The investors believed they would make returns as high as 80 percent a year from interest collected on short-term loans to businesses. But the complaint said an investigation revealed that "much of the money paid back to investors ... was actually money provided by subsequent investors" — a Ponzi scheme similar to the one alleged in the Madoff case.

A letter hanging in Cosmo’s office window denies there was any Ponzi scheme. There was no sign on Agape World Inc.'s Web site — with its motto of "We provide the bridge to your future" — that anything unusual had occurred.

The criminal complaint says Cosmo also spent investor money on jewelry, hotel rooms, limousines, payments to his wife and a private baseball league. About $212,000 was used to pay restitution from a previous mail fraud conviction.

“Right now, I think I’ve been scammed,” Richard Bennett, 55, a Valley Stream real estate investor who invested $30,000 with Agape World, told Newsday.
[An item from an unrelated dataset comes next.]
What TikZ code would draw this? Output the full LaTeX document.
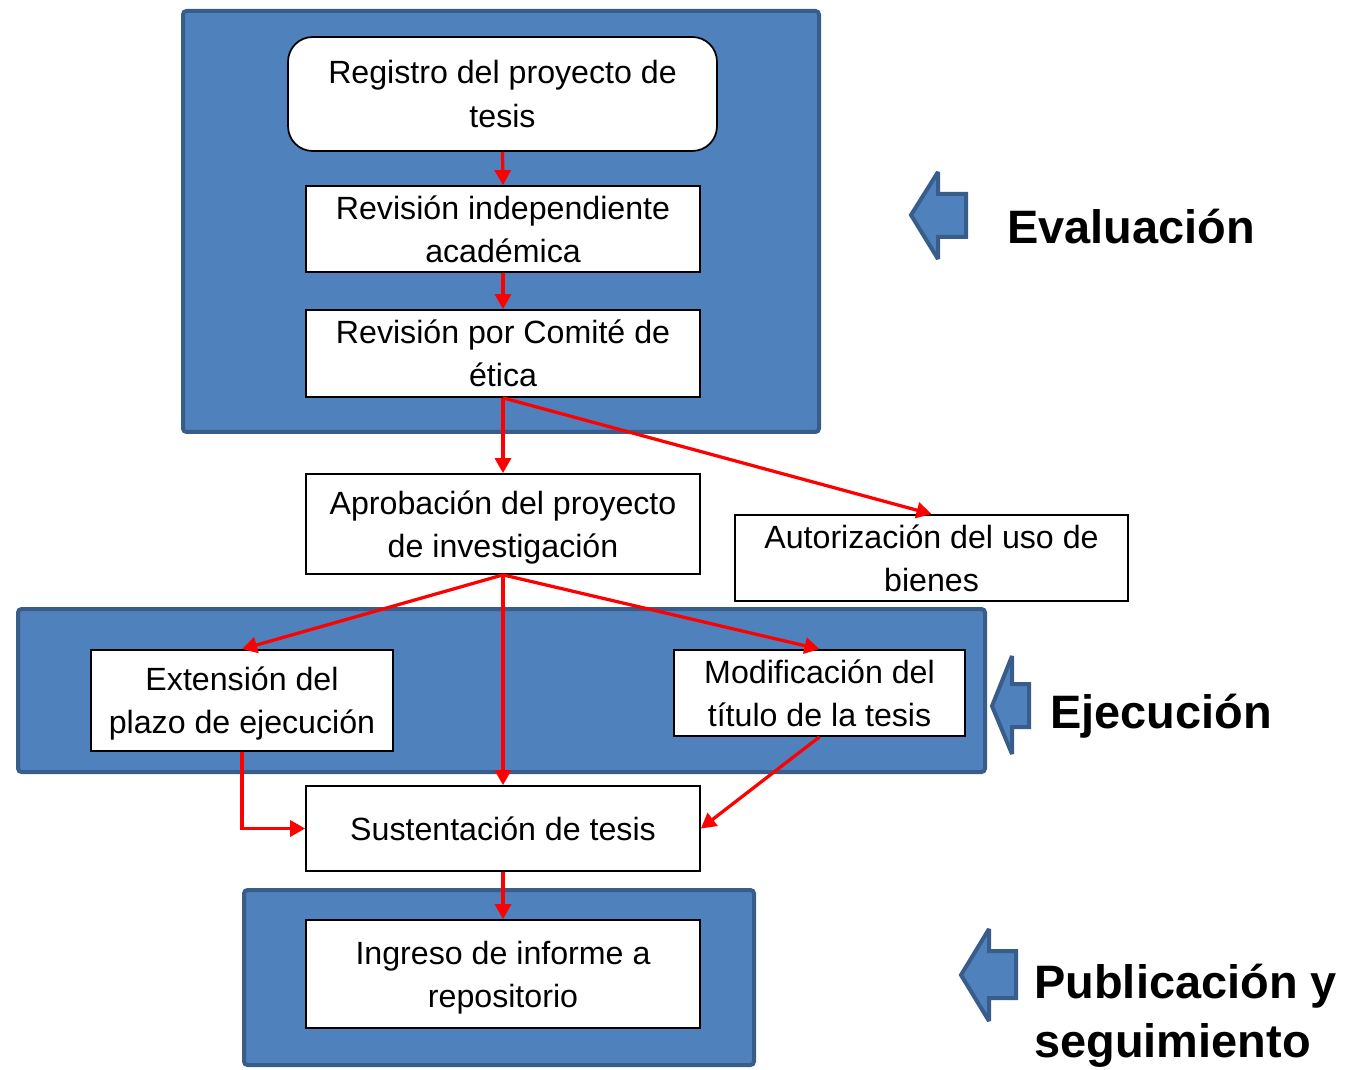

Unlike Madoff, who is accused of bilking wealthy individuals and nonprofits, Agape World investors are more “blue-collar, and they invested their life savings,” Michael Kessley, a forensic accountant hired last year to investigate the firm, told Newsday.

Defense attorneys haven’t returned telephone calls seeking comment.

Separately, a Florida hedge fund manager who disappeared this month just as he was due to pay investors $50 million also turned himself in to authorities Tuesday to face federal securities and wire fraud charges.

Arthur Nadel, accompanied by two attorneys, surrendered in Tampa, about an hour north of his home in Sarasota, the FBI said.

The FBI did not provide additional details about his surrender or where he has been for the past two weeks. Nadel's attorney, Todd A. Foster, did not immediately respond to a telephone message left with his office.

Federal regulators last week sued Nadel for fraud, saying he misled investors and overstated the value of investments in six funds by about $300 million. The SEC also won a court order freezing his assets.

Justice's long arm
A criminal complaint unsealed Tuesday in federal court in Manhattan alleges Nadel has been defrauding investors since 2004.

Nadel, 76, disappeared Jan. 14 after telling his wife in a note that he felt guilty. He also threatened to kill himself, according to the Sarasota County Sheriff's Office. Police found his green Subaru the next day in an airport parking lot.

At the other end of justice's arm, a former executive of insurance heavyweight American International Group Inc. was sentenced to four years in prison Tuesday in a fraud case that authorities say cost shareholders more than $500 million.

Christian Milton of Wynnewood, Pa., declined to comment during a hearing in U.S. District Court in Hartford, Conn. He was ordered to report to the federal Bureau of Prisons March 25, and his lawyers said they were preparing an appeal.

Judge Christopher Droney also fined Milton $200,000.

Milton, 61, AIG's vice president of reinsurance from 1982 to 2005, was convicted last year of conspiracy, securities fraud, mail fraud and making false statements to the SEC.

The investigation also led to the convictions of four General Re Corp. executives last year for their roles in manipulating AIG's financial statements.

The federal government rescued AIG in September and has pumped more than $100 billion into the company, making it the largest U.S. government bailout of a private company.